Они услышали доклад штурмана самолета, выполнили третий разворот.
Руководитель полетов доложил по селектору командиру авиапредприятия: борт пошел на четвертый разворот. Командир Тырышкин посмотрел на часы, взглянул в окно, скользнул глазами по заснеженной полосе и подумал: неудачное начало дня. Но главное — удачная посадка. Сейчас «ТУ» появится на полосе.
Штурман самолета Торгашев после слов «выполнен третий разворот» посмотрел на вольтметр и увидел цифру 19. Аккумулятор сел. Его слова о третьем развороте были последними словами, услышанными на земле. Земля, с ее спокойными голосами-командами, с людьми, по цепочке подключающимися к их трудному полету, также замолчала. Сильные радиоволны доносили ее слова до борта, но они разбивались о борт, летели мимо. Механизм радиостанции омертвел.
Второй пилот (37 лет, служил в морской авиации, прошел школу сложных ЧП, сильный, надежный человек) сжал ладони на толстых рогах штурвала и спокойно ответил командиру:
— Вижу.
Авиагоризонт был единственным прибором, позволяющим экипажу определять свое пространственное положение в облаках, при отсутствии видимости. Теперь его нет. Техника отказала. Остались люди. Они шли на юг, на точку четвертого разворота, в сторону гор. И должны были справиться с главной задачей: уйти с курса 210.
Штурману Торгашеву на глаза попался бесполезный при развороте магнитный компас. Как всегда в таких случаях, в глаза лезут ненужные предметы и приборы. А ему был нужен клочок земли, чтобы зацепиться за землю глазами и понять, в какой они точке пространства и как им уйти из района аэродрома, района гор. Но земля была закрыта снежным зарядом. Самолет с ревом шел сквозь легкое белое месиво. Глаза жгла белая мгла, плотная, как близкие горы. Горы были за каждой снежинкой.
— Уходим вправо, — сказал командир экипажа Кузьменко.
Диспетчер круга Сидоренко и руководитель полетов Парфейников переждали время подхода самолета к точке четвертого разворота.

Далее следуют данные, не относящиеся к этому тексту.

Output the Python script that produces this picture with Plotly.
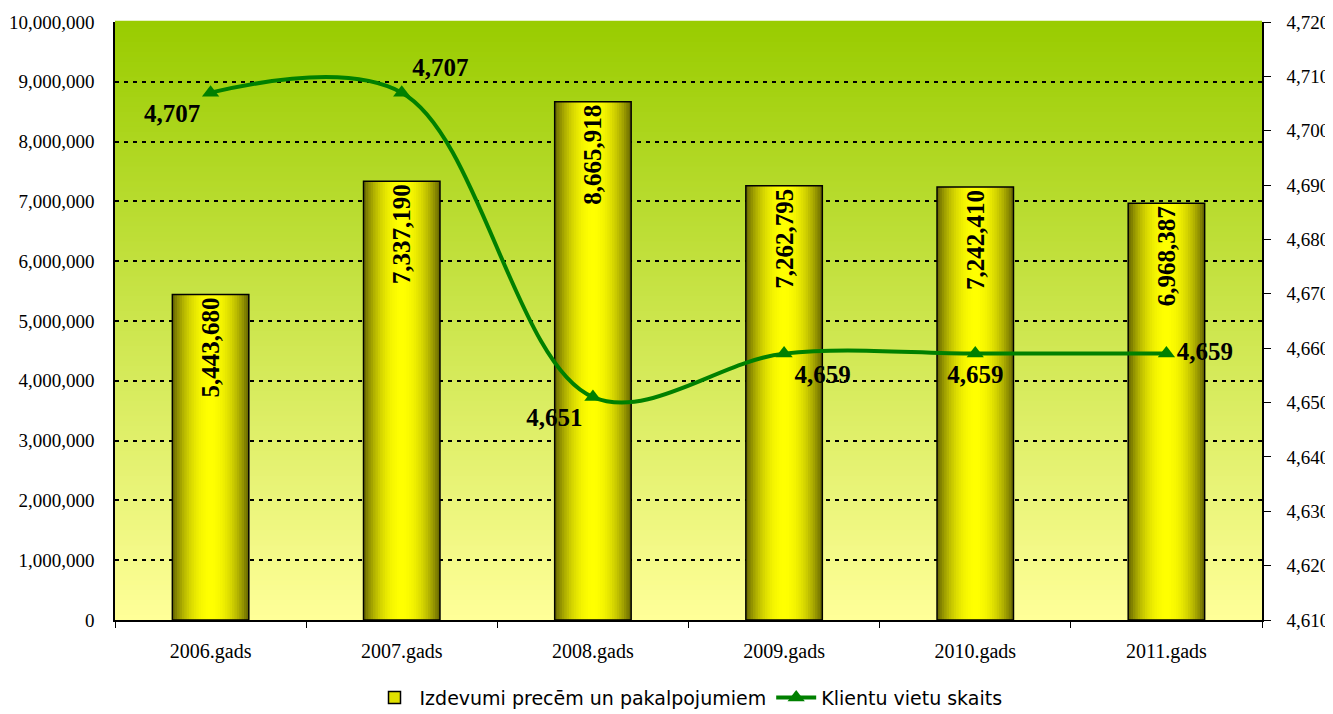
import plotly.graph_objects as go

# Data
years = ["2006.gads", "2007.gads", "2008.gads", "2009.gads", "2010.gads", "2011.gads"]
expenses = [5443680, 7337190, 8665918, 7262795, 7242410, 6968387]
clients = [4707, 4707, 4651, 4659, 4659, 4659]
client_label_pos = ["bottom left", "top right", "bottom left", "bottom right", "bottom center", "middle right"]

bar_name = "Izdevumi precēm un pakalpojumiem"
line_name = "Klientu vietu skaits"

serif = "Liberation Serif"


def mix(c1, c2, t):
    return "rgb(%d,%d,%d)" % tuple(round(a + (b - a) * t) for a, b in zip(c1, c2))


fig = go.Figure()

# Cylinder-like bars: nested bar layers, olive at the edges, yellow in the middle
olive = (110, 110, 0)
yellow = (255, 255, 0)
bar_w = 0.40
n_layers = 16
for k in range(n_layers):
    frac = 1 - k / n_layers
    fig.add_trace(go.Bar(
        x=years, y=expenses,
        width=bar_w * frac,
        marker=dict(color=mix(olive, yellow, 1 - frac ** 2.2), line=dict(width=0)),
        showlegend=False, hoverinfo="skip",
    ))

# Outline + value labels on top
fig.add_trace(go.Bar(
    x=years, y=expenses,
    width=bar_w,
    marker=dict(color="rgba(0,0,0,0)", line=dict(color="black", width=1.5)),
    texttemplate="%{y:,.0f}",
    textposition="inside",
    insidetextanchor="end",
    textangle=-90,
    textfont=dict(family=serif, size=25, color="black", weight="bold"),
    showlegend=False, name=bar_name,
))

# Legend entry for the bars
fig.add_trace(go.Bar(
    x=years[:1], y=[None],
    marker=dict(color="#e0e000", line=dict(color="black", width=1.5)),
    name=bar_name,
))

# Client count line on the right axis
fig.add_trace(go.Scatter(
    x=years, y=clients, yaxis="y2",
    name=line_name,
    mode="lines+markers+text",
    line=dict(color="#008000", width=4, shape="spline"),
    marker=dict(symbol="triangle-up", size=15, color="#008000"),
    texttemplate="%{y:,.0f}",
    textposition=client_label_pos,
    textfont=dict(family=serif, size=25, color="black", weight="bold"),
    cliponaxis=False,
))

# Vertical gradient background of the plot area
top_c = (153, 204, 0)
bot_c = (255, 255, 153)
n_bands = 120
shapes = []
for i in range(n_bands):
    shapes.append(dict(
        type="rect", xref="paper", yref="paper",
        x0=0, x1=1, y0=i / n_bands, y1=(i + 1) / n_bands + 0.002,
        fillcolor=mix(bot_c, top_c, (i + 0.5) / n_bands),
        line=dict(width=0), layer="below",
    ))

# page body adds an 8px offset, so the figure is 8px smaller and margins shifted
fig.update_layout(
    width=1325, height=706,
    margin=dict(l=107, r=71, t=14, b=94, autoexpand=False),
    paper_bgcolor="white",
    plot_bgcolor="rgba(0,0,0,0)",
    barmode="overlay",
    shapes=shapes,
    showlegend=True,
    legend=dict(
        orientation="h", x=0.5, xanchor="center", y=-0.13, yanchor="middle",
        font=dict(family="DejaVu Sans", size=19, color="black"),
        traceorder="normal", itemwidth=40,
    ),
    xaxis=dict(
        type="category", range=[-0.5, 5.5], automargin=False,
        showline=True, linecolor="black", linewidth=1.5,
        ticks="outside", tickson="boundaries", ticklen=6, tickcolor="black",
        ticklabelstandoff=12,
        tickfont=dict(family=serif, size=20, color="black"),
        showgrid=False,
    ),
    yaxis=dict(
        range=[0, 10000000], dtick=1000000, tickformat=",", automargin=False,
        showgrid=True, gridcolor="black", gridwidth=2, griddash="4px,5px",
        showline=True, linecolor="black", linewidth=1.5,
        zeroline=False, ticks="", ticklabelstandoff=15,
        tickfont=dict(family=serif, size=19, color="black"),
    ),
    yaxis2=dict(
        overlaying="y", side="right", automargin=False,
        range=[4610, 4720], dtick=10, tickformat=",",
        showgrid=False, zeroline=False,
        showline=True, linecolor="black", linewidth=1.5,
        ticks="outside", ticklen=7, tickcolor="black", ticklabelstandoff=12,
        tickfont=dict(family=serif, size=19, color="black"),
    ),
)

fig.write_html("out.html")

Стрелки часов словно примерзли к контрольным делениям. А потом стали четко отсчитывать пустые секунды, дольше которых ничего не бывает, — секунды, когда молчат те, кто в беде.
Командир авиапредприятия Тырышкин продолжал всматриваться в снежный туман полосы, но самолет не показывался. Он включил селектор и спросил, что случилось. Парфейников ответил: «Связь прервалась. Если они не изменят курс, они пойдут на горы… Они не определят точку разворота без нас…»

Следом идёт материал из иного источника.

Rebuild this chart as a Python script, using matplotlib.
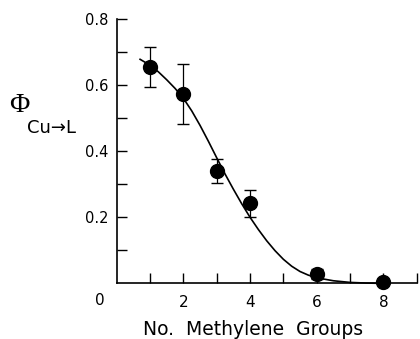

— Знаю, — прервал Тырышкин. — Оповестите все районы вокруг Минвод: терпит бедствие пассажирский самолет. Просьба организовать поиск. Самолет будет вынужден садиться вне аэродрома.
Парфейников связался с Пятигорским аэропортом: вертолеты и «АН-2» были приведены в готовность.
— Как погода? — спросил он. — У нас слепая.
— И у нас слепая, — ответил Пятигорск.
В 8.43 самолет был обнаружен над дальним приводным радиомаркером. Сидоренко передал Парфейникову этот факт, равный по силе немногим другим фактам. Тот — Тырышкину. Информация облетела все службы аэропорта. В 8.50—8.51 самолет обнаружили на расстоянии 9 километров от аэропорта. Вывод: экипажу удалось отвернуть на север. Ушли от гор.
В 8.51—8.56 самолет наблюдался на радиолокаторе. Информация о его местонахождении постоянно передавалась в эфир. Команды продолжали лететь за самолетом, неся горечь безответных рекомендаций.
Затем точка самолета на радиолокаторе исчезла. Самолет уходил на север, теряя высоту.
Над Минеральными Водами висел снегопад. Все службы аэропорта были в напряженном ожидании. Спасательные команды не покидали машину. Моторы работали. Два мира — пассажирский и служебный — жили разной жизнью. Пассажиры пили сок и кофе, листали газеты, разговаривали друг с другом, ругали погоду, вспоминали о прошлом, думали о будущем, писали письма — убивали время. Всем вниманием работников летной службы аэропорта владели сейчас люди на борту терпящего бедствие самолета. За людей на борту экипаж самолета и наземные службы несли полную ответственность. Для работников гражданской авиации постоянное ощущение безопасности пассажиров в полете и тревога за них в любой сложной ситуации — нравственная основа профессии. Чувство ответственности заставляло сейчас Сидоренко, Тырышкина, Парфейникова использовать все средства для оказания помощи самолету с пассажирами на борту. Это чувство руководило командиром корабля Кузьменко, вторым пилотом Синягиным, каждым членом экипажа, которые рассматривали сложившуюся ситуацию вовсе не как безнадежную.